His memory of the bad times stuck out even more. “There are shadows here, but we need to shine a light. Rebuild Section M, and the whole block with proper accommodations. No more blind eyes. No more letting Edges and Theos operate on people's desires to be left alone."
Renato stood to cross over to Paul, wincing at the injuries at his ribs and head. He took his friend's hand, and released his memories of the times in Brown Sector, good and bad. Renato couldn't control what memories flowed, it was entirely a part of the process. So what memories he sent delighted him to have included Kya and the wonderful families of the CRC. In return, from Paul the outpouring was absolutely, genuinely, that Starfleet was here to help, and in Paul, Renato trusted.
"Thank you, my friend."
"Thank you--for all you've done and for all I know you'll continue to do. You and Kya are the soul of that place." Paul let out a breath. "Do you think there could be a funeral for Edge? Would people come to it?"
"Count on it."
"Sir!" A stern faced bolian in blue walked towards them briskly looking at Renato.
As Renato was chased back into bed by a nurse, the two friends exchanged a relaxed banter. No longer the patient and doctor but a man finding himself with the Officer Gentleman to help him look. Elsewhere, the sticks and panels of fallen shelters were given new life with better materials, industrial sheets and paneling replaced the worst of the shelters with a solid workable door, internal plumbing, a full bed.
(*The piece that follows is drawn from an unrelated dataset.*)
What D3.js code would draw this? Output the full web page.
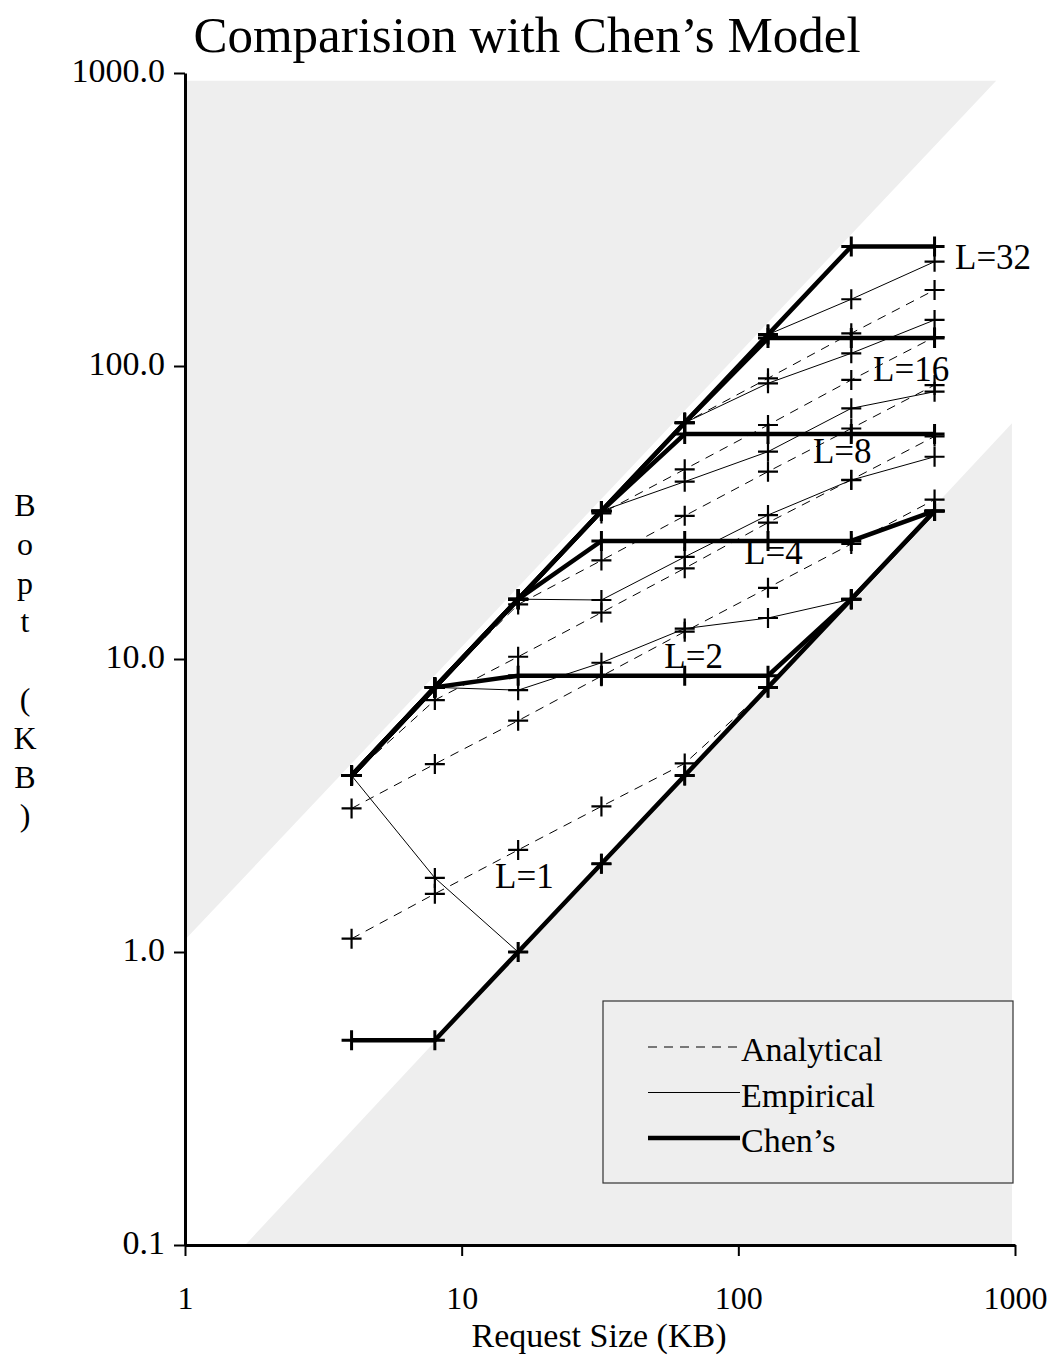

The lights however, were set to a dimmer knob, with a scolding to prevent future tampering. From Sections B to S, it was midnight, and that’s how they liked it.
{Elsewhere}
Theo came to his sense inside of a bio bed containment unit for comatose patients. The dull aches of probes and electrodes withdrawing from his cranium among the first sensations of his new reality as he considered his waking world. With rising alarm, Theo realized he was captive, held tightly inside the pod which kept his body alive. As he began to panic, a voice came over comms inside to calm him.
"Relax, you are a prisoner at the Sigma IV R&D mine. I'll let you out in a moment, but first... I need you go over your work with me..."
{Sigma IV R&D Facility}
Theo was materialized into a room not unlike the lab he blew up on the starbase. He knew only aspects of what had happened, all of his thoughts jumbling at once. The whole affair had been removed from his brain so he had just working knowledge of the memory to retain the clinical work, and it was done without regards to sanity.
With a grim and sudden realization, he had just enough time to glimpse another version of himself at a set of controls outside of the small lab he had materialized into just moments before. Looking around as the world dissolved into Millicochranes and Quantum shadows again, it was only then he realized this was now the temporal reset point. A victim of his own making doomed to reappear in the chamber ever and again, achieving the immortality that drove him mad.